How many of the lines here include "this"? Answer with a single number.

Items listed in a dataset
——————
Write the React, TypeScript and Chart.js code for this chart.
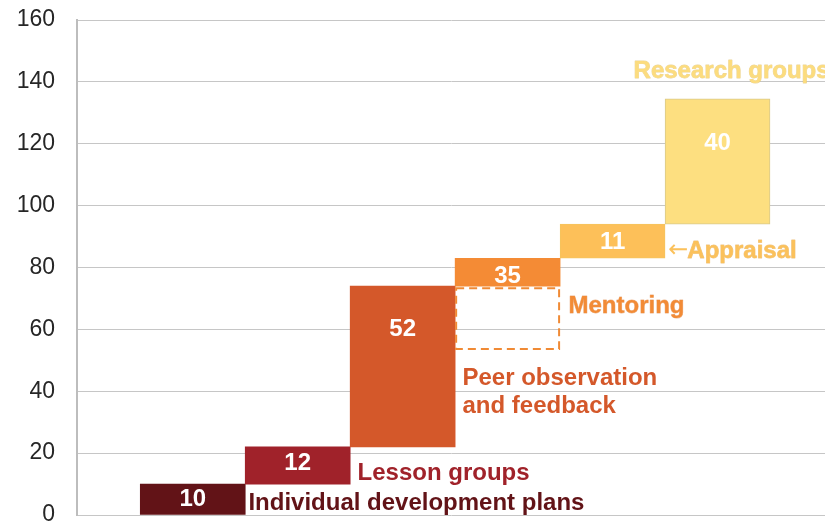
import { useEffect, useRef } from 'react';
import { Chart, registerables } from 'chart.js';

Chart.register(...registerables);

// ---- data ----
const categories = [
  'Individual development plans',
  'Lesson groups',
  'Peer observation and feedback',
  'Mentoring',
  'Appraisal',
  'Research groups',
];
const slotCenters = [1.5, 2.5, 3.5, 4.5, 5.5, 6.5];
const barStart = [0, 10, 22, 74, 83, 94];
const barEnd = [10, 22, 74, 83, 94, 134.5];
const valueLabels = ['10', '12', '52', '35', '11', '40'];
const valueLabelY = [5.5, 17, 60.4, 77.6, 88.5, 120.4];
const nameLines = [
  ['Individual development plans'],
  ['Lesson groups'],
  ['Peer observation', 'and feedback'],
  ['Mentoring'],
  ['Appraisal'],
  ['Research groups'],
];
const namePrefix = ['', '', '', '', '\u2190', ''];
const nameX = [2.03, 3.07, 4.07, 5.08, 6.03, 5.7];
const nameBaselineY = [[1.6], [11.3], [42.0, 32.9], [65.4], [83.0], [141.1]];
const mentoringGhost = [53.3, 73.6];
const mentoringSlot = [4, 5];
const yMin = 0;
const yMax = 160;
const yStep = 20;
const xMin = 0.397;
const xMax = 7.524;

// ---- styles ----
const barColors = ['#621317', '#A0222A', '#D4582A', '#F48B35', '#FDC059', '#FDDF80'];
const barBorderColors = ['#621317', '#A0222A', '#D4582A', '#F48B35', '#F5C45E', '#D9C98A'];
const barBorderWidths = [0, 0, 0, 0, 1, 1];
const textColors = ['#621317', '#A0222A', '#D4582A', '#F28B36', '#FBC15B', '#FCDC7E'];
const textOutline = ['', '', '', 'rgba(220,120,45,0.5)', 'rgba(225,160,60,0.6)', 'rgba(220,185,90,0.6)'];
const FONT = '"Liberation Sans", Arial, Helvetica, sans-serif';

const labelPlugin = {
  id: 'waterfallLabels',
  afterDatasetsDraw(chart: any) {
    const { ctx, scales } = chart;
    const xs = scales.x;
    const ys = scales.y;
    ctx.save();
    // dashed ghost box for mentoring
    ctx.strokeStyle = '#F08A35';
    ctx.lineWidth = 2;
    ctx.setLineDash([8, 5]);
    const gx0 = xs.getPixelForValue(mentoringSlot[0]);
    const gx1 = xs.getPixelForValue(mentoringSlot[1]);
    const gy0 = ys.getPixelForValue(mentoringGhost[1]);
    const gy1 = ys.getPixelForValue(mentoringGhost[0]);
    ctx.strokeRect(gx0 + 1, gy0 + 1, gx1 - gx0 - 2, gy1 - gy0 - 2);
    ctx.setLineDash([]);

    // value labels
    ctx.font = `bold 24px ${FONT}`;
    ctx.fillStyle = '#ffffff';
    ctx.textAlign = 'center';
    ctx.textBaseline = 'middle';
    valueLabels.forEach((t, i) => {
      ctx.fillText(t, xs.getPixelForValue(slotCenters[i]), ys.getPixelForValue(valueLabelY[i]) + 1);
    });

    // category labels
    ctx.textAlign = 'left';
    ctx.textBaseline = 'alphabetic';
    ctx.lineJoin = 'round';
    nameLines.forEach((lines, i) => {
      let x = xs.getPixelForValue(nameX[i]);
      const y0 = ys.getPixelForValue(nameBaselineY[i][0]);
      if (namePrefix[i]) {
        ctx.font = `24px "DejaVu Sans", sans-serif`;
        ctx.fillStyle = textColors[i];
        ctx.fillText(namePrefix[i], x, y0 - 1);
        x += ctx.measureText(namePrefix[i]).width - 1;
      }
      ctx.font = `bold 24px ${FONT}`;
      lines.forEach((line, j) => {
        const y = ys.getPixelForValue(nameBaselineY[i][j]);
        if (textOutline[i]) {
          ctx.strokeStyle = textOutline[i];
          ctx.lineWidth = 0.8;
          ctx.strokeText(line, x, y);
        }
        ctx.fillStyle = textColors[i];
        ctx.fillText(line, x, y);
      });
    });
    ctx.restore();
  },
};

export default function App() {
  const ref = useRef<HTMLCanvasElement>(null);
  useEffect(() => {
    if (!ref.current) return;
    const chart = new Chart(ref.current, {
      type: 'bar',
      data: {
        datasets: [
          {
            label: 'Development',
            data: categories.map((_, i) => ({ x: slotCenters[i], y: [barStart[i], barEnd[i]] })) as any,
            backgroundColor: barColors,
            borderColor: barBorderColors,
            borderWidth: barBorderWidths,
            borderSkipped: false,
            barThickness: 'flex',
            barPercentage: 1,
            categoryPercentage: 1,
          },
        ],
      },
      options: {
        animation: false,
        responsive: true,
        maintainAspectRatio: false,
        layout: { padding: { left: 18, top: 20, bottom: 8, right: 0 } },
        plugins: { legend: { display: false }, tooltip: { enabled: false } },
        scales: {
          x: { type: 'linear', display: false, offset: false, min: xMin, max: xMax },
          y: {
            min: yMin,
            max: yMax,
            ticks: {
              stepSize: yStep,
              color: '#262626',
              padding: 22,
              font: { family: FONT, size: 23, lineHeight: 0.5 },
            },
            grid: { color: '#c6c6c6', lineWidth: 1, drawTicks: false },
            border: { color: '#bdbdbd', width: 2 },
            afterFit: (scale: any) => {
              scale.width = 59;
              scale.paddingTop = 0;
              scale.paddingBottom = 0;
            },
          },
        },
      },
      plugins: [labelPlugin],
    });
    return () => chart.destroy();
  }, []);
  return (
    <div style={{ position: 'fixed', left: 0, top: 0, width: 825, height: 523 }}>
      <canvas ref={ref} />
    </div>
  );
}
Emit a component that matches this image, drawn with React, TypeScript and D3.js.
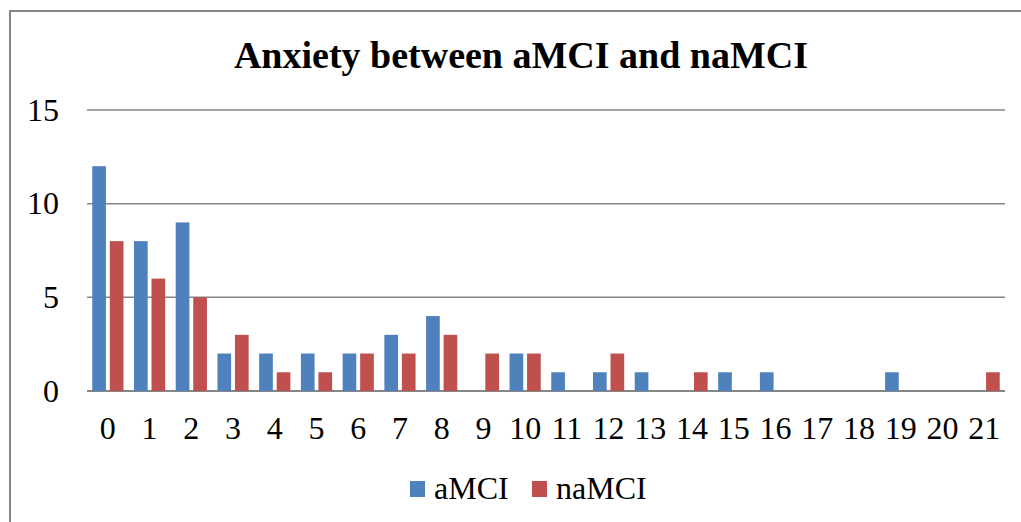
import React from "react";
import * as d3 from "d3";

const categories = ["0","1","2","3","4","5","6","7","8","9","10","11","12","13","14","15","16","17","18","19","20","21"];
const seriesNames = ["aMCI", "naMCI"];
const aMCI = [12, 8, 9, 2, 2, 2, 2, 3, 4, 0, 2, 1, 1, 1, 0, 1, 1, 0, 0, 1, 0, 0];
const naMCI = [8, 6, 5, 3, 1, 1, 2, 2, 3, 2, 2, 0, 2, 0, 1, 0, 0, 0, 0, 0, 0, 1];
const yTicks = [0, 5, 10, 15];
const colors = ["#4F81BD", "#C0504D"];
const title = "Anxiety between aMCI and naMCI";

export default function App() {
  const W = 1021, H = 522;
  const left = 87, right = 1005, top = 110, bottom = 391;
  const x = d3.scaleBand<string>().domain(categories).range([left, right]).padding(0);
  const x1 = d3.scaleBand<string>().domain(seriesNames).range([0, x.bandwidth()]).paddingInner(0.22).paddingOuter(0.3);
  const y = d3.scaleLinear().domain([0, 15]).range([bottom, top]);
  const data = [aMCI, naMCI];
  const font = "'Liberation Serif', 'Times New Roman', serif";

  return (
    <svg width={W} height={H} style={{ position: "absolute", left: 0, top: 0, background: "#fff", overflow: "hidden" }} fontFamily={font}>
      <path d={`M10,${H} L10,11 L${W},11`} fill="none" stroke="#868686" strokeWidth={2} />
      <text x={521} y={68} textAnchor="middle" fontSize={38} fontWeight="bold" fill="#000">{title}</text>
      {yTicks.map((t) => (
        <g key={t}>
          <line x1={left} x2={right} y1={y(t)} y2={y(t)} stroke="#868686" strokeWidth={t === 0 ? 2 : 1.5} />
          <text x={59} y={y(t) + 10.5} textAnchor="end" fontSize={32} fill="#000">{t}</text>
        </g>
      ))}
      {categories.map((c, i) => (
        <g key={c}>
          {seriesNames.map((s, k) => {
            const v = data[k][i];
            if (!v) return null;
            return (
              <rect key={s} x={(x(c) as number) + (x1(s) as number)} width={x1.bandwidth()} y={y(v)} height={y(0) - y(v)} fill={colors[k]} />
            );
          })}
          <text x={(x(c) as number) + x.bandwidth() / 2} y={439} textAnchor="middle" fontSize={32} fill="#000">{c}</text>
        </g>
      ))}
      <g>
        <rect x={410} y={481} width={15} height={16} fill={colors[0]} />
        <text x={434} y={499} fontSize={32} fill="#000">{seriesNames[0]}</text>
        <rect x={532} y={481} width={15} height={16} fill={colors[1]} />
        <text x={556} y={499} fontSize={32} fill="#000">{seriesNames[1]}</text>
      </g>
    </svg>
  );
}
——————
CORRECT RESPONSE - 2